Thanks much for the quick reply Daksy

Another couple questions for you, if you don't mind.  Can I get away with a small 20lb cylinder (like the one on my gas grill) for this fireplace?  I will eventually buy a 75 or 100lb to set outside..but for now, I have a full 20lb cylinder here I could hook up...what kind of tubing/hose should I look for, for the run?  Do I need a regulator at the tank, as well as at the fireplace?  

Thanks again.

dan


----------



## Edkin (Dec 21, 2009)

You shoud have a twin stage regulator at the tank you dont want it at the unit, regulators vent you dont want that in the house.Aand yes you could use that tank. Best to use for line is copper tubing.


----------



## DAKSY (Dec 21, 2009)

flyweed said:
			
		

> Thanks much for the quick reply Daksy
> 
> Another couple questions for you, if you don't mind.  Can I get away with a small 20lb cylinder (like the one on my gas grill) for this fireplace?  I will eventually buy a 75 or 100lb to set outside..but for now, I have a full 20lb cylinder here I could hook up...what kind of tubing/hose should I look for, for the run?  Do I need a regulator at the tank, as well as at the fireplace?
> 
> ...



A full 20 Lb tank will hold about 4.75 gallons & will last 36 hours or so 
(based on your 11.5K input) - again ON HIGH.
Most gas valves in fireplaces/stoves/inserts have a female 3/8 NPT, so whatever fitting will 
work for your tank's regulator hose, & get you to the valve under the appliance will work.
HOWEVER, the National Gas Code (& common sense) directs that you have NO hidden fittings 
(i.e. INACCESSIBLE) in the walls. So, you basically hafta come off your appliance with a fitting 
& a shut off & from THERE to the outside wall (or cavity below), the gasline must be continuous.
CSS Flex is IDEAL for this type of installation, if you can get it without being a certified installer.
The regulator will be in-line at the tank & there is a regulator head on the gas valve.
Unless you have a HIGH PRESSURE regulator at the tank, you should be fine.


----------



## mhoiles (Jan 18, 2010)

Hi All,

I just bought a Jotul 600 GF and have an 80lb tank LP (holds 100 gallons - ???) What are some realistic expectations on propane use - assuming I run it most often on low: min/max 20,300 - 40,000BTU/hr. Maybe had an unrealistic expectation that I would have to refill once a month or so. Primary source of heat ... Northern VA. Is there a simple conversion/calculation I could use? 
Right now stove does not have a blower or thermostat, but I plan on adding - hoping this will help regulate. We have run this for 4 days straight - low/med with full tank and are already down 20%!

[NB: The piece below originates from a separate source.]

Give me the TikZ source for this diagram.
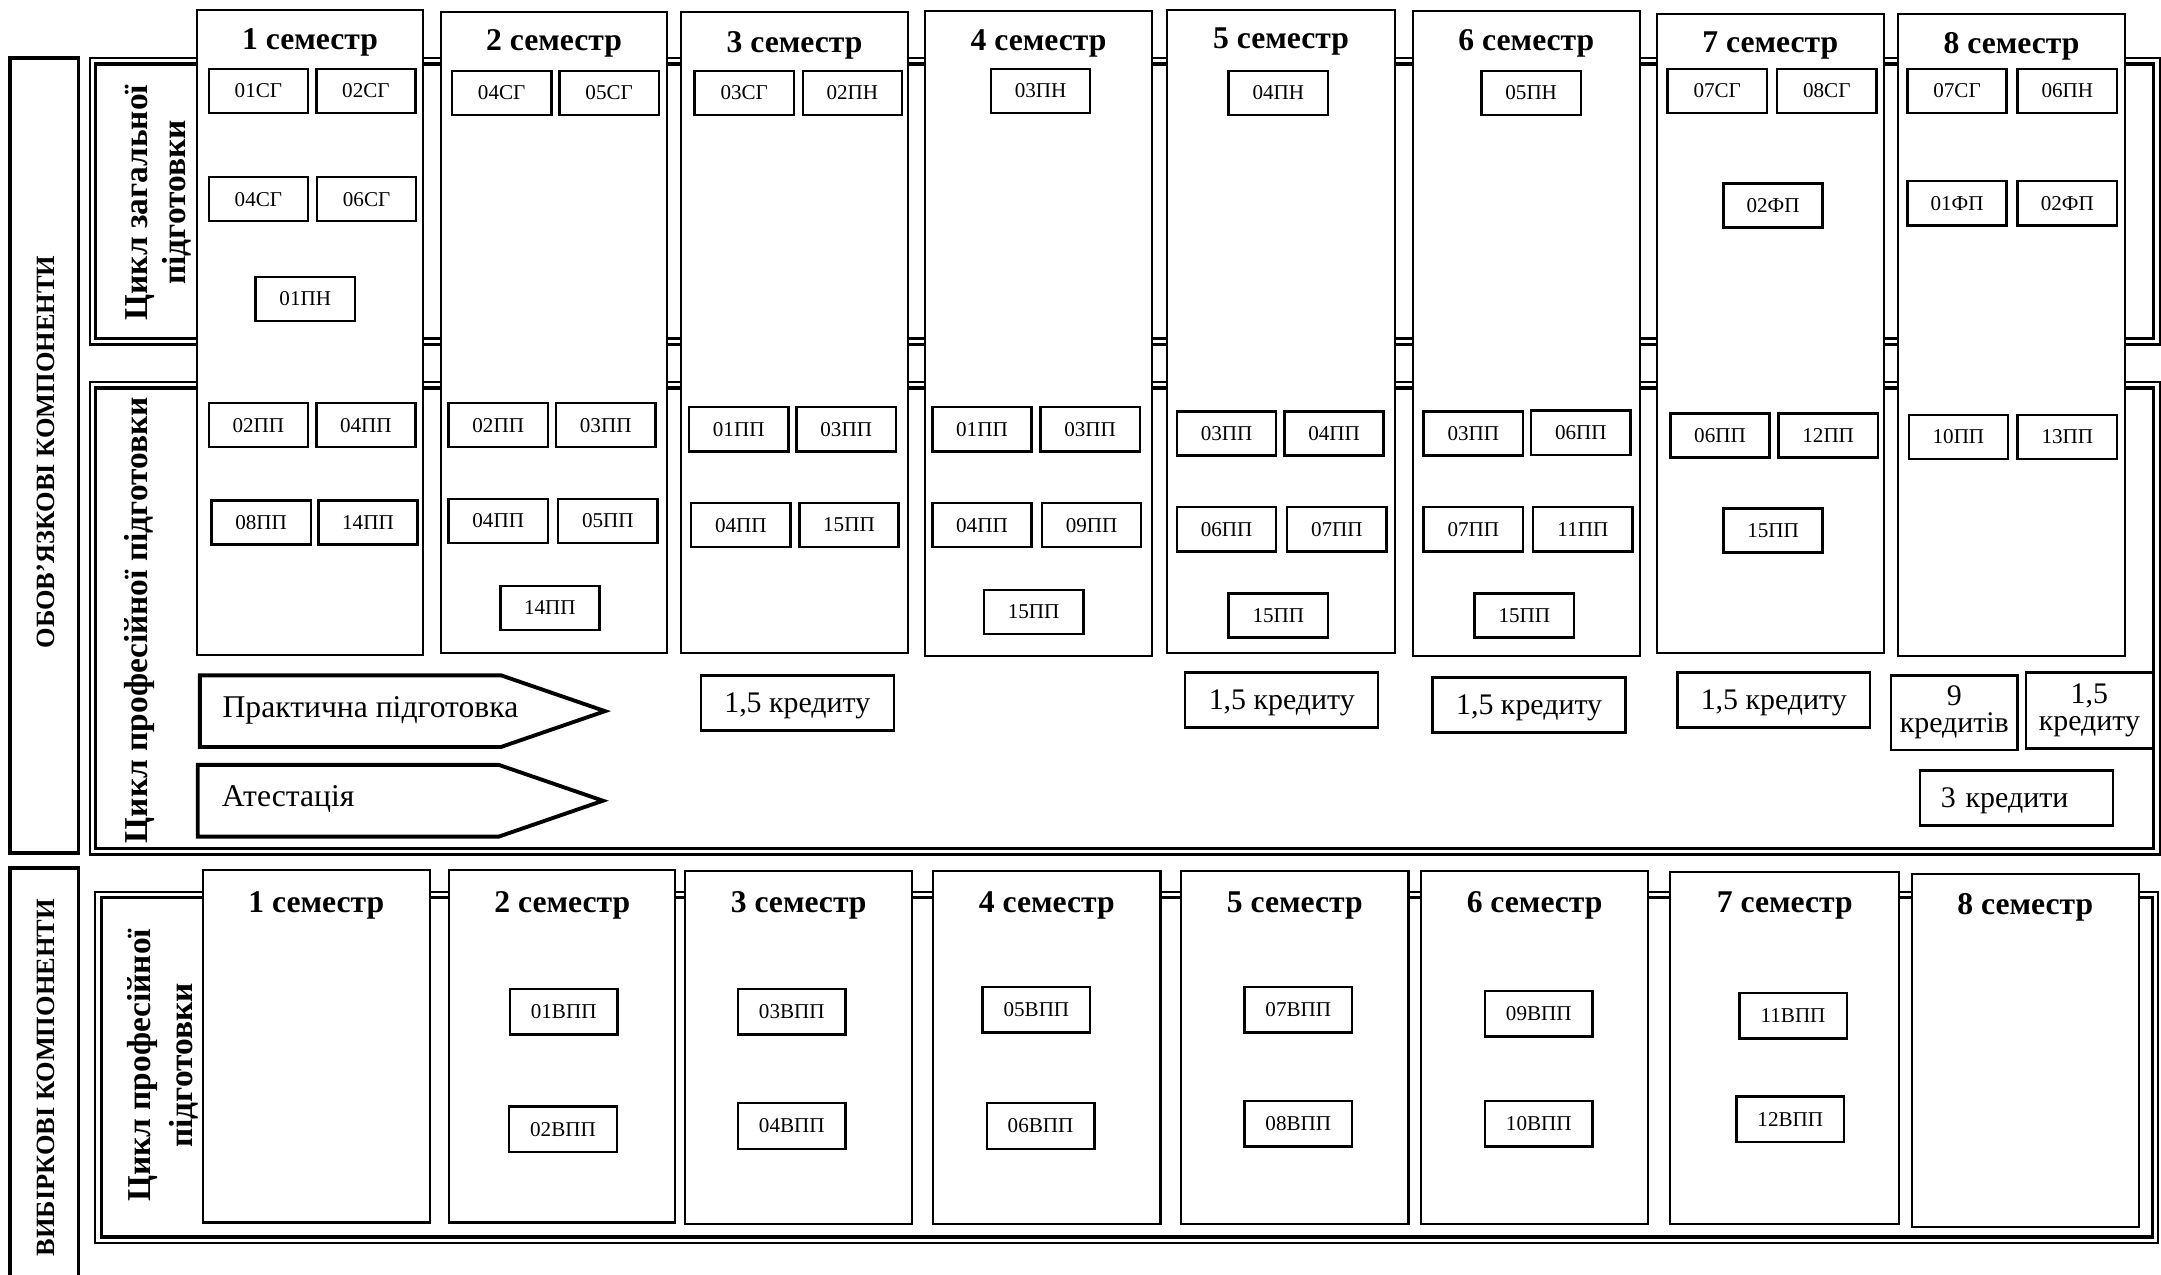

Also, when I turn off the flame should I keep the control valve in "pilot position" leaving the pilot light lit or turn off the system - re-lighting the pilot each time I want to turn the burner/flames on?

Thanks!
Melissa


----------



## EatenByLimestone (Jan 18, 2010)

Welcome to the forum!

1 lbs of Propane ~=22000 Btus 

22 000 * 80 = 1 760 000 Btu in your 80lb tank.

1 760 000 / 20 300 = 86.6995074 hours of propane using your low figure.  
1 760 000 / 40 000 = 44 hours of propane using your high figure.

I believe your pilot light will give you 600btu/hr.  On the propane heater in the cabin I always turn mine off.  

Matt


----------



## mhoiles (Jan 18, 2010)

Hi Matt - thank you for your response and greetings, very helpful! 

We just replaced a Vermont Casting wood stove that has been in the old farm house for 25 years! Big chimney cresote problems, had the chimney swept 3x this season already - back puffing and finally day after christmas we had to extinguish logs in the firebox. I think the insolation around the steel liner had fallen out of place and we were getting build up 10 feet from the top. Having said that, I was done with the wood, plus my dad is getting to the age where splitting wood and maintaining the fire was just too much. Hence my decision to purchase a gas stove. We have a ventless gas wall heater and it does not use nearly the amount of gas, but the Jotul is really a nice stove - we will see how it goes. I think I am going to have to adjust my expectations however. Kind of disappointed with the consupmtion, although I believe I got the "mac-daddy" of gas stoves!

BTW - we have a very old Limestone kiln on our property ...right near the Northern VA/Maryland boarder ...and LOTS of Limestone on our property. My lawn mower blades will confirm that - good thing it's "soft" rock 

Melissa


----------



## EatenByLimestone (Jan 18, 2010)

Propane usage is a BTU thing.  The more btus, or quantity of heat, needed to keep your house at a certain temp, the more gas you will use.  The vent free heater will push all the heat into the room where the Jotul vents some out, but the Jotul gets the combustion byproducts out of the house also.  Since it's an old farm house and you are heating with space heaters closing off unused rooms and fixing air leaks are probably the most effective ways to lower gas usage.  A caulk gun is cheap and can make a huge difference.  

Matt


----------



## EatenByLimestone (Jan 18, 2010)

Why were they cooking down limestone?  Were they making cement or lime?

Matt


----------



## mhoiles (Jan 18, 2010)

Actually - two ovens used to be on the Potomac River, right before the Civil war and I understand they were used to mine iron. They moved these over to our property in the late 1800's to mine the limestone and used as fertilizer ... . Here is a link to the history.
http://www.loudounhistory.org/history/iron-mining.html

Maybe I could move those into my house for heat ....lol!


----------